Efficient and Robust Training Strategies for Physics and Equality Constrained Artificial Neural Networks
ORAL
Abstract
Deep neural networks trained on governing physical laws have shown significant promise in solving forward and inverse problems. However, several issues remain challenging for developing models that are trustworthy and produce physically feasible predictions. A common approach in formulating a physics-informed objective function is to aggregate a weighted sum of the residual form of a governing partial differential equation (PDE) and its boundary conditions. The weights that balance the interplay between each objective term are problem specific and not known a-priori. In previous work, we have demonstrated that the formulation of the objective function as a constrained optimization problem is critically significant and proposed physics and equality constrained artificial neural networks (PECANNs) to successfully learn the solution of PDEs for a variety of problems.
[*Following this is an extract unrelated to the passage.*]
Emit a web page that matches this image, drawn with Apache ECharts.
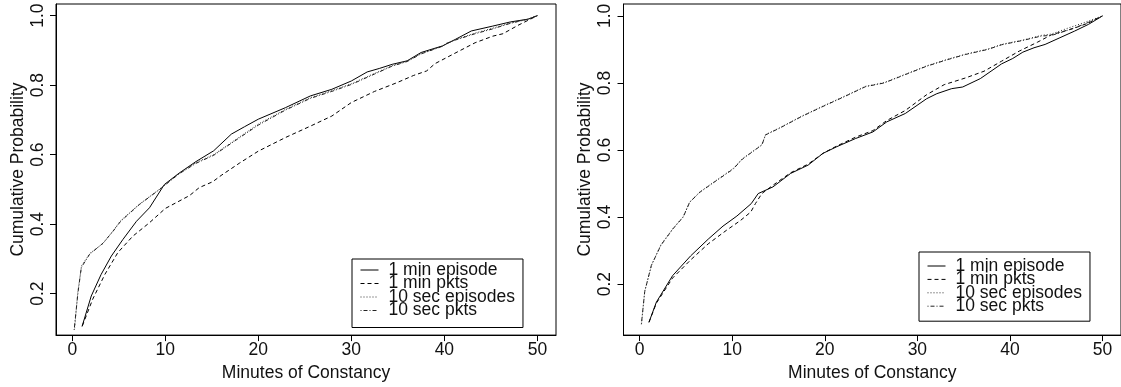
<!DOCTYPE html>
<html>
<head>
<meta charset="utf-8">
<script src="https://cdn.jsdelivr.net/npm/echarts@6/dist/echarts.min.js"></script>
<style>
html,body{margin:0;padding:0;background:#fff;}
#chart{width:1121px;height:387px;}
</style>
</head>
<body>
<div id="chart"></div>
<script>
// ---- data ----
const seriesNames = ["1 min episode", "1 min pkts", "10 sec episodes", "10 sec pkts"];
const xTicks = [0, 10, 20, 30, 40, 50];
const yTicks = [0.2, 0.4, 0.6, 0.8, 1.0];
const xTitle = "Minutes of Constancy";
const yTitle = "Cumulative Probability";

// Left panel
const left1minEpisode = [[1.05,0.105],[2.04,0.193],[3.1,0.255],[4.2,0.308],[5.45,0.356],[6.9,0.408],[8.3,0.447],[9.9,0.514],[11.5,0.547],[13.3,0.58],[15.2,0.611],[17.1,0.659],[18.5,0.68],[20,0.702],[22.9,0.735],[25.6,0.769],[27.9,0.788],[30,0.812],[31.7,0.838],[33,0.848],[34.4,0.86],[36,0.87],[37.5,0.894],[39.8,0.913],[41.2,0.932],[42.9,0.956],[45.2,0.97],[47.1,0.982],[49,0.99],[50,1.0]];
const left1minPkts = [[1.08,0.107],[2.2,0.184],[3.5,0.255],[4.9,0.318],[6.5,0.365],[8.3,0.404],[10,0.445],[12.6,0.482],[13.65,0.505],[15.1,0.522],[16,0.54],[18,0.576],[20,0.61],[22.9,0.649],[25.6,0.682],[27.9,0.711],[30,0.75],[32.5,0.782],[34.8,0.806],[36.7,0.828],[38.1,0.841],[39,0.862],[41,0.89],[43.3,0.922],[45.2,0.941],[46.3,0.948],[47.9,0.972],[50,1.0]];
const left10secEpisodes = [[0.25,0.1],[0.6,0.205],[1.0,0.28],[1.9,0.316],[3.3,0.344],[4.4,0.381],[5.2,0.41],[7.2,0.457],[9.4,0.501],[10,0.514],[11.5,0.546],[13.3,0.577],[15.2,0.6],[17.5,0.642],[20,0.688],[22.9,0.73],[25.6,0.764],[27.9,0.784],[30,0.804],[32.5,0.834],[34.4,0.856],[36,0.869],[37.5,0.891],[39.8,0.912],[40.2,0.918],[41.2,0.931],[43.3,0.95],[45.2,0.964],[47.1,0.979],[49,0.99],[50,1.0]];
const left10secPkts = [[0.2,0.095],[0.6,0.2],[0.97,0.275],[1.86,0.313],[3.3,0.345],[4.4,0.38],[5.2,0.408],[7.2,0.456],[9.4,0.5],[10,0.513],[11.5,0.545],[13.3,0.575],[15.2,0.598],[17.5,0.64],[20,0.685],[22.9,0.728],[25.6,0.762],[27.9,0.782],[30,0.802],[32.5,0.832],[34.4,0.855],[36,0.868],[37.5,0.89],[39.8,0.912],[40.2,0.92],[41.2,0.93],[43.3,0.948],[45.2,0.962],[47.1,0.978],[49,0.99],[50,1.0]];

// Right panel
const right1minEpisode = [[1.0,0.086],[1.8,0.146],[3.55,0.225],[5.5,0.284],[7.4,0.334],[9,0.373],[10.5,0.403],[12.05,0.44],[12.8,0.47],[14.4,0.49],[16.3,0.53],[18.2,0.555],[19.8,0.59],[21.3,0.61],[23.3,0.634],[25.2,0.654],[26.7,0.684],[28.7,0.709],[31,0.753],[32.1,0.768],[33.7,0.783],[34.9,0.788],[36.8,0.813],[39.1,0.857],[40.3,0.873],[41.4,0.892],[42.6,0.905],[43.8,0.915],[45.4,0.935],[47,0.955],[48.5,0.975],[50,1.0]];
const right1minPkts = [[1.0,0.086],[1.8,0.143],[3.55,0.218],[5.5,0.272],[7.4,0.32],[9.35,0.36],[10.9,0.39],[12,0.415],[12.5,0.44],[13.2,0.47],[14.4,0.495],[16.3,0.532],[18.2,0.558],[19.8,0.59],[21.3,0.612],[23.3,0.638],[25.2,0.658],[26.7,0.688],[28.7,0.718],[31,0.765],[32.9,0.795],[35.2,0.815],[37.2,0.835],[39.1,0.865],[41,0.895],[43,0.922],[44.5,0.944],[46.8,0.962],[48.4,0.978],[50,1.0]];
const right10secEpisodes = [[0.2,0.082],[0.55,0.18],[1.3,0.258],[2.3,0.318],[3.6,0.366],[4.7,0.401],[5.4,0.445],[6.5,0.475],[8.3,0.51],[10.1,0.545],[11.1,0.574],[12.6,0.604],[13.2,0.616],[13.6,0.646],[15.1,0.666],[17.5,0.701],[19.8,0.731],[22.1,0.76],[24.4,0.79],[26.4,0.801],[28.7,0.826],[31,0.851],[33.3,0.871],[35.2,0.886],[37.6,0.901],[39.1,0.915],[41.4,0.928],[43.4,0.942],[44.5,0.946],[46.1,0.962],[48,0.98],[50,1.0]];
const right10secPkts = [[0.18,0.08],[0.54,0.177],[1.26,0.256],[2.3,0.316],[3.6,0.365],[4.7,0.4],[5.4,0.444],[6.5,0.474],[8.3,0.509],[10.1,0.543],[11.1,0.573],[12.6,0.603],[13.2,0.615],[13.6,0.645],[15.1,0.665],[17.5,0.7],[19.8,0.73],[22.1,0.759],[24.4,0.789],[26.4,0.8],[28.7,0.825],[31,0.85],[33.3,0.87],[35.2,0.885],[37.6,0.9],[39.1,0.914],[41.4,0.927],[43.4,0.94],[44.5,0.942],[46.1,0.956],[48,0.975],[50,1.0]];

const leftData = [left1minEpisode, left1minPkts, left10secEpisodes, left10secPkts];
const rightData = [right1minEpisode, right1minPkts, right10secEpisodes, right10secPkts];

// ---- styles ----
const FONT = "Liberation Sans, Arial, Helvetica, sans-serif";
const INK = "#111";
const lineTypes = ["solid", [4, 3], [1, 2], [1, 2, 4, 2]];
const lineColors = ["#000", "#000", "#333", "#222"];

function xAxis(gridIndex) {
  return {
    type: "value", gridIndex, min: -1.75, max: 52,
    name: xTitle, nameLocation: "middle", nameGap: 23,
    nameTextStyle: { fontFamily: FONT, fontSize: 17.5, color: INK },
    axisLine: { show: true, onZero: false, lineStyle: { color: "#000", width: 1 } },
    splitLine: { show: false },
    axisTick: { show: true, inside: false, length: 6, lineStyle: { color: "#000", width: 1 }, customValues: xTicks },
    axisLabel: { show: true, margin: 6, fontFamily: FONT, fontSize: 17.5, color: INK, customValues: xTicks, formatter: v => String(Math.round(v)) }
  };
}
function yAxis(gridIndex, min, max) {
  return {
    type: "value", gridIndex, min, max,
    name: yTitle, nameLocation: "middle", nameGap: 29, nameRotate: 90,
    nameTextStyle: { fontFamily: FONT, fontSize: 17.5, color: INK },
    axisLine: { show: true, onZero: false, lineStyle: { color: "#000", width: 1 } },
    splitLine: { show: false },
    axisTick: { show: true, inside: false, length: 6, lineStyle: { color: "#000", width: 1 }, customValues: yTicks },
    axisLabel: { show: true, rotate: 90, margin: 9, fontFamily: FONT, fontSize: 17.5, color: INK, customValues: yTicks, formatter: v => v.toFixed(1) }
  };
}

const series = [];
[leftData, rightData].forEach((set, gi) => {
  set.forEach((d, i) => {
    series.push({
      type: "line", name: seriesNames[i], xAxisIndex: gi, yAxisIndex: gi,
      data: d, symbol: "none", showSymbol: false, smooth: false, silent: true,
      lineStyle: { color: lineColors[i], width: 1, type: lineTypes[i] },
      itemStyle: { color: lineColors[i] },
      z: 3 + i
    });
  });
});

function legend(left, top, padding, gap) {
  return {
    show: true, orient: "vertical", left, top, padding,
    data: seriesNames, itemWidth: 18, itemHeight: 10, itemGap: gap,
    borderColor: "#000", borderWidth: 1, backgroundColor: "#fff",
    selectedMode: false,
    itemStyle: { opacity: 0 },
    lineStyle: { width: 1 },
    textStyle: { fontFamily: FONT, fontSize: 17.5, color: INK, padding: [0, 0, 0, 5] }
  };
}

const option = {
  animation: false,
  backgroundColor: "#fff",
  grid: [
    { left: 56, top: 4, width: 500, height: 332, show: true, borderColor: "#000", borderWidth: 1, backgroundColor: "transparent" },
    { left: 623.5, top: 4, width: 499, height: 333, show: true, borderColor: "#000", borderWidth: 1, backgroundColor: "transparent" }
  ],
  xAxis: [xAxis(0), xAxis(1)],
  yAxis: [yAxis(0, 0.0804, 1.0336), yAxis(1, 0.0478, 1.0356)],
  legend: [legend(352, 259, [2, 8, 8, 8], -4.5), legend(919, 252, [5, 8, 6, 8], -4.6)],
  series
};

const chart = echarts.init(document.getElementById("chart"), null, { renderer: "canvas" });
chart.setOption(option);
</script>
</body>
</html>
In PECANNs, we employ the Augmented Lagrangian method (ALM) to enforce equality constraints on the PDE loss. Previously, we gradually updated the penalty parameter until a maximum safeguarding value was reached for all constraints. However, finding an optimal strategy to update the penalty parameter as well as setting a proper safeguarding penalty parameter remained a challenge. In this work, we propose a novel strategy to adaptively learn a penalty parameter for every constraint without setting a safeguarding penalty parameter. Additionally, we refine the formulation of the constrained optimization problem to enable mini-batch training and reduce its computer memory footprint for large-scale PDE problems. We apply our method to several challenging benchmark problems and demonstrate marked improvement over existing methods.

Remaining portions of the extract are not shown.